Cleanliness is next to Godliness. This is a grooming ritual, but you are not supposed to enjoy it.
And yet, under these circumstances of celibacy and new separation from the world, whether freely-chosen or compelled, barbering is one form of permitted physical contact. And so you have to find what sensory pleasure you can derive from it. Even the rawness. Perhaps especially the rawness. This rough institutionalised cleansing is all there is, in this moment. Because at least it is a feeling, and feeling means that you are still alive, and human.
A qualified opening freshness (petitgrain and bergamot, rather than brighter lemon etc) blends down to an impression of thick, dark, woollen clothing; the black cassocks and undyed undergarments of these future priests. The outer garments are not as newly clean as the bodies they cover, there is a tinge of mustiness, of clothing long-worn without laundering (similar to a note I pick up in CdG Man2), and a fleeting hint of urine (which might be how my nose reads jasmine).
The fragrance develops again.
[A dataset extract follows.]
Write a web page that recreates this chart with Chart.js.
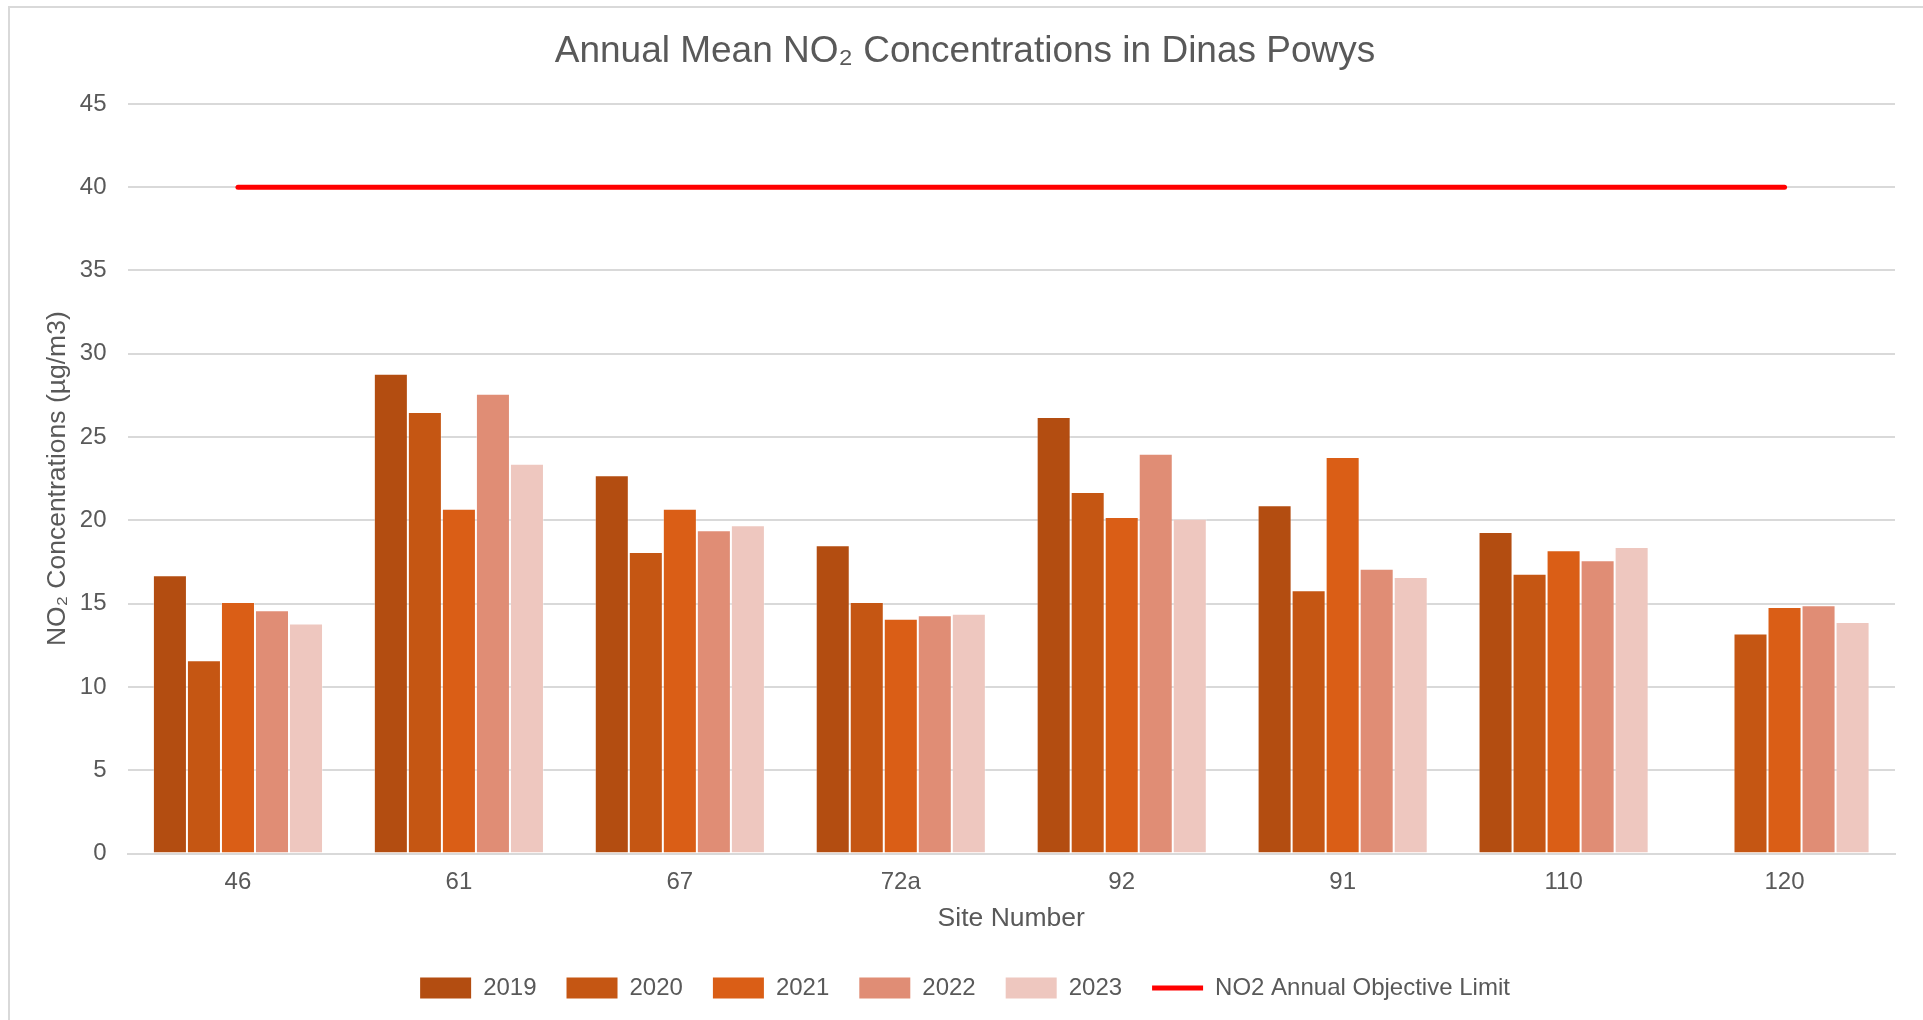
<!DOCTYPE html>
<html>
<head>
<meta charset="utf-8">
<title>Annual Mean NO2 Concentrations in Dinas Powys</title>
<script src="https://cdn.jsdelivr.net/npm/chart.js@4"></script>
<style>
	body { margin: 0; background: #fff; overflow: hidden; }
	#frame { position: absolute; left: 8px; top: 6px; width: 1930px; height: 1030px; border: 2px solid #d9d9d9; }
	#wrap { position: absolute; left: 0; top: 0; width: 1923px; height: 1034px; }
</style>
</head>
<body>
<div id="frame"></div>
<div id="wrap"><canvas id="chart"></canvas></div>
<script>
const sites = ['46', '61', '67', '72a', '92', '91', '110', '120'];

const y2019 = [16.7, 28.8, 22.7, 18.5, 26.2, 20.9, 19.3, null];
const y2020 = [11.6, 26.5, 18.1, 15.1, 21.7, 15.8, 16.8, 13.2];
const y2021 = [15.1, 20.7, 20.7, 14.1, 20.2, 23.8, 18.2, 14.8];
const y2022 = [14.6, 27.6, 19.4, 14.3, 24.0, 17.1, 17.6, 14.9];
const y2023 = [13.8, 23.4, 19.7, 14.4, 20.1, 16.6, 18.4, 13.9];

const limit = [40, 40, 40, 40, 40, 40, 40, 40];

const yTicks = [0, 5, 10, 15, 20, 25, 30, 35, 40, 45];

(function drawChart() {
	const grey = '#595959';
	const font = 'Liberation Sans, Arial, sans-serif';

	function bar(label, data, color) {
		return {
			type: 'bar',
			label: label,
			data: data,
			backgroundColor: color,
			borderColor: 'rgba(255,255,255,0.35)',
			borderWidth: 1,
			barPercentage: 1.0,
			categoryPercentage: 0.77
		};
	}

	let ctx = document.getElementById('chart').getContext('2d');
	let myChart = new Chart(ctx, {
		data: {
			labels: sites,
			datasets: [
				bar('2019', y2019, '#b34d11'),
				bar('2020', y2020, '#c55613'),
				bar('2021', y2021, '#da5e16'),
				bar('2022', y2022, '#e08d75'),
				bar('2023', y2023, '#eec7bf'),
				{
					type: 'line',
					label: 'NO2 Annual Objective Limit',
					data: limit,
					borderColor: '#ff0000',
					backgroundColor: '#ff0000',
					borderWidth: 5,
					borderCapStyle: 'round',
					pointRadius: 0,
					fill: false
				}
			]
		},
		options: {
			responsive: true,
			maintainAspectRatio: false,
			animation: false,
			layout: { padding: { left: 35, right: 28, top: 10, bottom: 24 } },
			plugins: {
				title: {
					display: true,
					text: 'Annual Mean NO₂ Concentrations in Dinas Powys',
					color: grey,
					font: { family: font, size: 37, weight: 'normal' },
					padding: { top: 19.5, bottom: 30 }
				},
				legend: {
					position: 'bottom',
					labels: {
						color: grey,
						font: { family: font, size: 24 },
						usePointStyle: true,
						pointStyleWidth: 51,
						boxHeight: 21,
						padding: 30,
						generateLabels: (chart) => {
							let items = Chart.defaults.plugins.legend.labels.generateLabels(chart);
							return items.map((item) => {
								if (item.datasetIndex === 5) {
									item.pointStyle = 'line';
								} else {
									item.pointStyle = 'rect';
									item.strokeStyle = item.fillStyle;
									item.lineWidth = 0;
								}
								return item;
							});
						}
					}
				},
				tooltip: { enabled: false }
			},
			scales: {
				x: {
					afterFit: (axis) => { axis.height = 92.5; },
					grid: { display: false, drawTicks: false },
					border: { display: true, color: '#d9d9d9', width: 2 },
					ticks: { color: grey, font: { family: font, size: 24 }, padding: 14 },
					title: {
						display: true,
						text: 'Site Number',
						color: grey,
						font: { family: font, size: 26.5 },
						padding: { top: 0, bottom: 11 }
					}
				},
				y: {
					min: 0,
					max: 45,
					afterBuildTicks: (axis) => {
						axis.ticks = yTicks.map((v) => ({ value: v }));
					},
					afterFit: (axis) => { axis.width = 92.5; },
					grid: { color: '#d9d9d9', lineWidth: 2, drawTicks: false },
					border: { display: false },
					ticks: { color: grey, font: { family: font, size: 24 }, padding: 21 },
					title: {
						display: true,
						text: 'NO₂ Concentrations (µg/m3)',
						color: grey,
						font: { family: font, size: 26.5 },
						padding: { top: 7, bottom: 0 }
					}
				}
			}
		}
	});
})();
</script>
</body>
</html>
I get polished, dark wood church furniture, the grain illuminated by candlelight. Floor and furniture polish. The vestry, with its great cupboards for hanging the robes of priests, verger, choristers. Everything imbued with the scent of incense. The vestry rather than the church itself, after evening service; the cloth and the wood.
The drydown is calmer; incense and woods, with the geranium breaking through, and a lick of ylang. The opening notes make a reappearance. There's a hint of Brasso or silver polish. A lot of tobacco.
Years have passed, and the young seminarian has become a parish priest, somewhere in the west of Ireland, perhaps. Sitting in an old leather armchair by the open fire in his study, reading and thinking. The door closed. A den, a place of refuge and safety, warmth and fug. Pipe tobacco in the pouch, and always the all-pervading incense. The comfort of what you know; all you know. Is this acceptance or resignation ?
Io Non Ho Mani Che Mi Accarezzino il Volto
This stuff is awesome, and far more wearable than my 'first impressions' review might suggest. I get a lot of tobacco in this on subsequent wearings, and a lot less angst and melancholy. I find it tremendously evocative. It's very tenacious on clothing, and two sprays on skin will last you all day.
It is a serious-minded, introspective fragrance, but not quite meditative or liturgical. Perhaps closer to the Kirk of Scotland minister alone in the Orcadian manse of George Mackay Brown's stories and poems.